リレーコラムについて

一人前の称号

荻野綾

自分は一人前か、そうじゃないか。

それは年齢やキャリアで
まわりが判断するもの、
という考え方もありますが。
自分の中で、自分を認めてやろう!と
思ったときって、どんなときですか。

自分も一人前になったなぁと、
しみじみ感じた夜がある。
入社2年目くらいの、23か4の頃だ。
徹夜明け。せまい玄関で靴を脱ぎ、
疲れたカラダをベットに放り投げたとき。
女ひとりのその部屋に、
どこからともなくオトコの匂いが漂った。
何コレ、何なの、
いったいどこから、こんな匂いが。
これって、もももももしかして。
そうだ、紛れもない。
子どもの頃よく姉とふざけて嗅いでいた、
父の足のニオイ?じゃないか。

ヤバい。ヤバすぎる。
いくらなんでも。
こいつはちょっと、マズイんじゃないか。
こんなニオイが、自分の足からやってくるとは。
年頃の娘(当時)としては致命的!ではないか。
などと焦りつつ、驚きつつ、
戸惑いつつも、うれしくて。
ひとり笑っている自分がいた。

毎日雑事をこなすだけに必死で、
仕事上の成長なんて、何も実感できない時代に
「これでお前も立派な社会人だ!」って
言われたような気がしたから。

そう、あれはオッサン特有のモノではない。
黙々と働く大人だけに与えられる「一人前!」の称号。
いとおしいじゃないか。
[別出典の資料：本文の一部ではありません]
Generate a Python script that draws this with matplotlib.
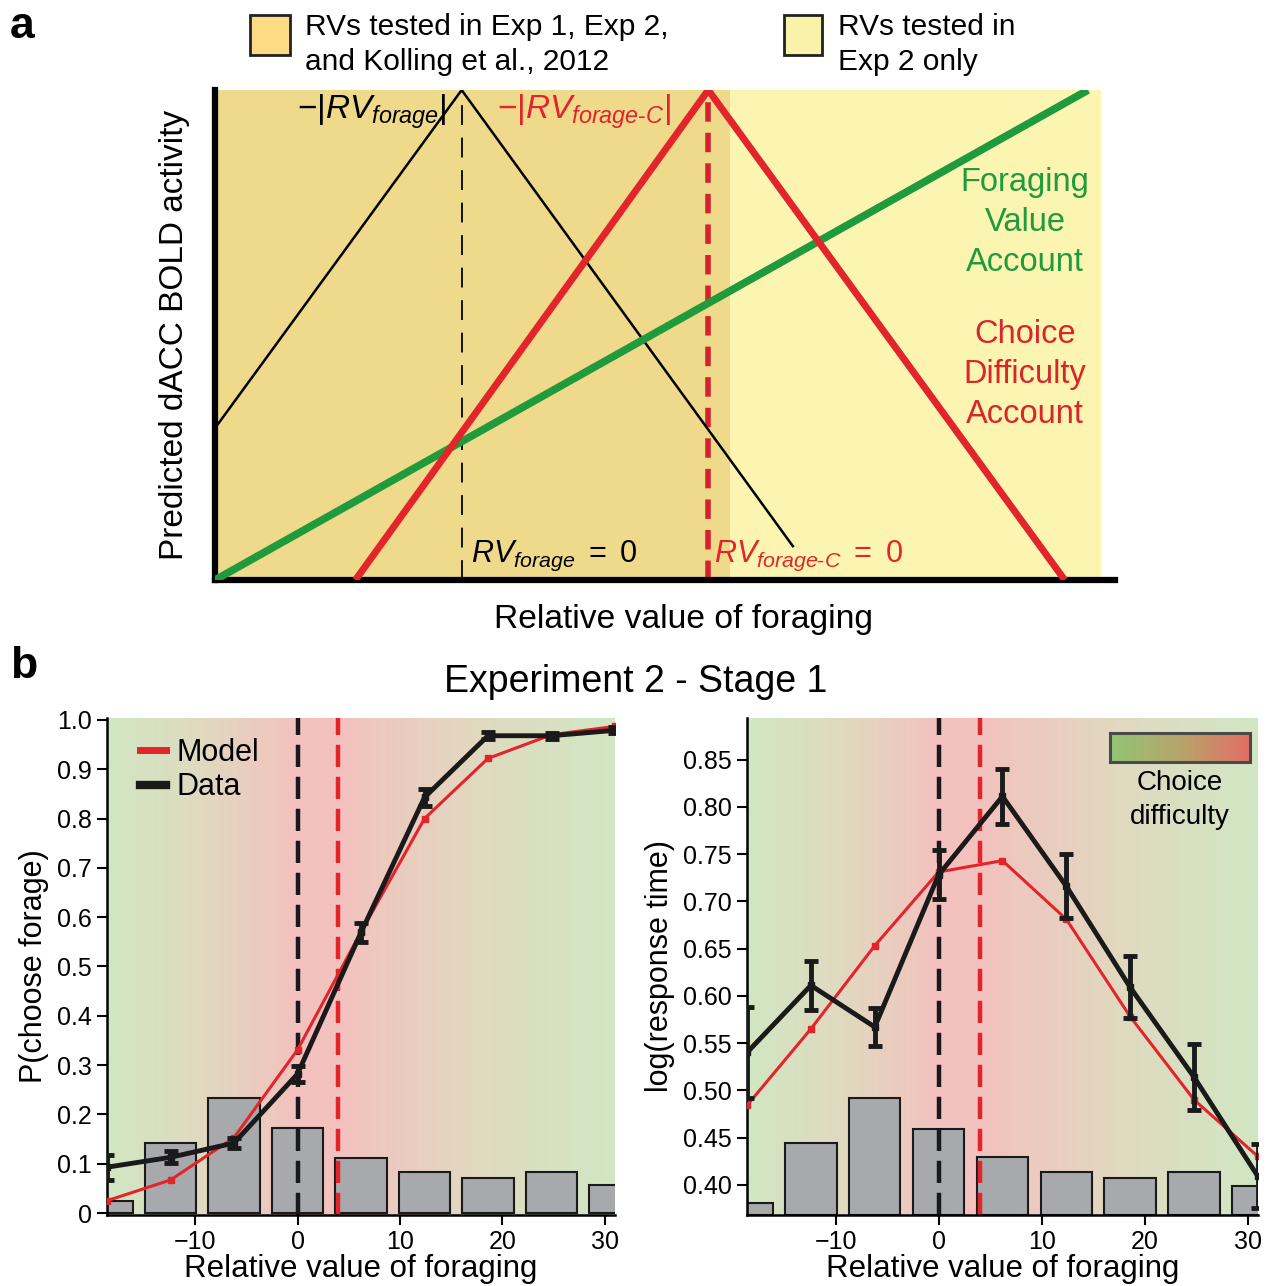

こうばしいじゃないか。
やっぱり、がんばってるじゃないか、アタシ。

自分なりの一生懸命を、無性にほめてあげたいと思う、
そういえばそんな夜があった。
(ま、できればもっと美しい話でほめてあげたかった、ですけど)

新しい環境に行くと、いろいろと思い出します。
昔のこと。前だけを見て、ひたすら走っていた頃のこと。
道はまっすぐだけじゃないから、
突っ走るだけでは前に進まないこともある。
そんなことがわかる年齢にはなったけど。
まだガムシャラを、突破口にしても許される?
いま、試される立場の自分を、
そんなふうに奮い立たせたりもしています。

あ、
誤解のないように付け足しておきますが、
別にニオイフェチではありません。念のため。
もちろんいまは、足元からアタマまで、
フローラルの香りに包まれています。